The work of the French artist Orlan defies facile description, but in her book Carnal Art: Orlan's Refacing (2005), author C. Jill O'Bryan does an admirable job of discussing the artist's work and its conceptual foundations in a style that is both scholarly and accessible.

Although Orlan has been working with photography and performance art since the 1960s, it is her series The Reincarnation of St. Orlan, begun in 1990, that has drawn the most attention and debate. In this series, plastic surgery became the method and Orlan's own tissue the medium as she underwent a series of operations to appropriate the features of various Western art-historical icons of feminine beauty, ranging from Botticelli's Venus to da Vinci's Mona Lisa. Orlan orchestrates the surgeries, arranging costumes and decorations, and because she undergoes only local, rather than general, anesthesia, is also an active participant in the "performances." Her most ambitious and well-known surgery-performance, Omnipresence (1993), in which she received her distinctive forehead "bumps," was videotaped and broadcast live to galleries around the world, where observers were able to participate by faxing and phoning in questions to which the artist responded.

O'Bryan opens Carnal Art with a discussion of Orlan's performances, and goes on to locate them within the tradition of the Renaissance anatomy theater and contrast them with the "body art" of recent decades. She also dedicates a short section to the artist's more recent Self-Hybridations series, in which Orlan digitally combines images of her own face with those of African and Pre-Columbian masks and photographs, in an exploration of non-Western beauty ideals.

O'Bryan focuses on the conceptual framework of Orlan's work, exploring how it has investigated concepts that are generally seen in diametric pairs -- self / other, before / after, interior / exterior, beauty / the monstrous -- and how it creates tensions by occupying the middle ground between each of the poles. She examines concepts of the body such as the implications of turning it into an object and for looking inside it, its role in the formation of identity, and the relationship between surface and the contained. In particular, she discusses how women's bodies, and faces, are represented as bearers of a male-constructed "beauty" and recipients of the male gaze. O'Bryan considers the mythical figures of Medusa, Baubo, and Marsyas and what they reveal about identity and the gaze in Orlan's work. The author draws from an impressive array of scholars, utilizing film, feminist, and psychoanalytic theory and citing, among others, Derrida, Lacan, and Luce Irigary. She concludes the text with a fictitious "performative dialogue" with Orlan, comprised of quotations from various sources, including personal interviews.

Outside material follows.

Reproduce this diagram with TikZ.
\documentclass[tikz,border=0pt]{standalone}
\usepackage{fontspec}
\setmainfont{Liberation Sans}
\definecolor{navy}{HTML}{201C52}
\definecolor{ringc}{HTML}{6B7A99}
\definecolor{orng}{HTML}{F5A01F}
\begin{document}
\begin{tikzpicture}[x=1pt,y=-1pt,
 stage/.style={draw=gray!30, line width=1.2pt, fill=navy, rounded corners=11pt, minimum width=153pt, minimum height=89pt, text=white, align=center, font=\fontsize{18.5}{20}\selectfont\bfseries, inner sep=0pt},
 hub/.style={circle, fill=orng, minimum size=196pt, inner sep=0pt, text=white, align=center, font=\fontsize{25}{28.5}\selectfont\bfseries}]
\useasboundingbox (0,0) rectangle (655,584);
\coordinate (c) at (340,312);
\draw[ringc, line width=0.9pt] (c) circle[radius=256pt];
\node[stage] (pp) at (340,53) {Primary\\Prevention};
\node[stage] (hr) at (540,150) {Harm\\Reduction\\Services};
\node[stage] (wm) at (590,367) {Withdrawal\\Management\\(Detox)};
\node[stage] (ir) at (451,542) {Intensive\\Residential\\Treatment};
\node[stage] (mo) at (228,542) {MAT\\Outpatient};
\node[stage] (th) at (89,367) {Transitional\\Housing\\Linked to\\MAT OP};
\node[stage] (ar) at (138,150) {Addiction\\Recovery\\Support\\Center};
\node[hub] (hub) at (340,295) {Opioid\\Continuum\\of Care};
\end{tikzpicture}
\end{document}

Carnal Art is an intelligent, well-written discussion of Orlan's work and, at just under 200 pages, a relatively short read. Despite the highly theoretical nature of the material, O'Bryan's tone is engaging and her writing clear. Illustrated with black and white photos throughout and a central section of full-color plates, the book is by no means an exhaustive study of Orlan's oeuvre, but an excellent choice for anyone interested in a thoughtful discussion of the theory behind Orlan's art.